The boosting method, generally, reaches better performance than the bootstrap sampling, but on the other hand, boosting’s performance is not always better than a single classifier.
Feature Selection method
High dimensionality in dataset can badly affect the model’s performance. Thus it becomes important to select the most valuable features and exclude the noisy ones. There are three types of feature selection methods:
📌metric, it ranks features by their own individual payoff to classify the records.
📌wrapper, it trains the learning model on a subsets of features. The model’s performance is used to choose the most useful subsets of features. The feature subsets are trained more times, that could be a problem if the dataset has a high dimensionality.
📌embedded, it aims to choose the best subset of features inside the model. The recursive feature elimination algorithm in SVM is an example.
📌RELIEF, it is an algorithm approach. It uses the nearest neighbour method to find the features for which their own instances stand out from the nearby points.
Embedded and wrapper take into account the interactions among the features, but with high dimensional dataset the run-time increases drastically.

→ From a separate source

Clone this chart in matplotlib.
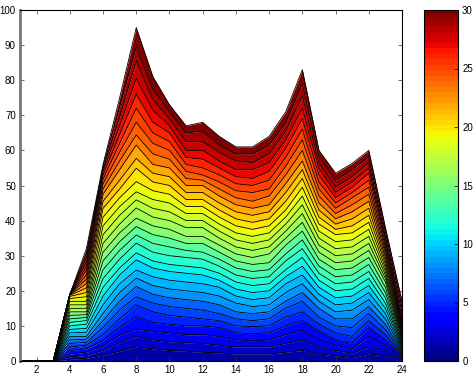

Metric method is the best one to deal with high dimensional dataset, even if it doesn’t count the relations among features, but only their individual contribution.
In this post, we have seen some tips and methods to handle imbalanced dataset. Please note the following brief recap:
- The metric of goodness can’t be the standard accuracy, but other metrics are recommended.
- The choice of the right metric is based on the target goal and the cost of misclassified records.
- The methods outlined are principally three: algorithm method, data preprocessing method and feature selection method. All of them have some cons and pros and an optimal approach does not exist yet , therefore the researches should find the method which fits more the goal target and characteristics of the dataset.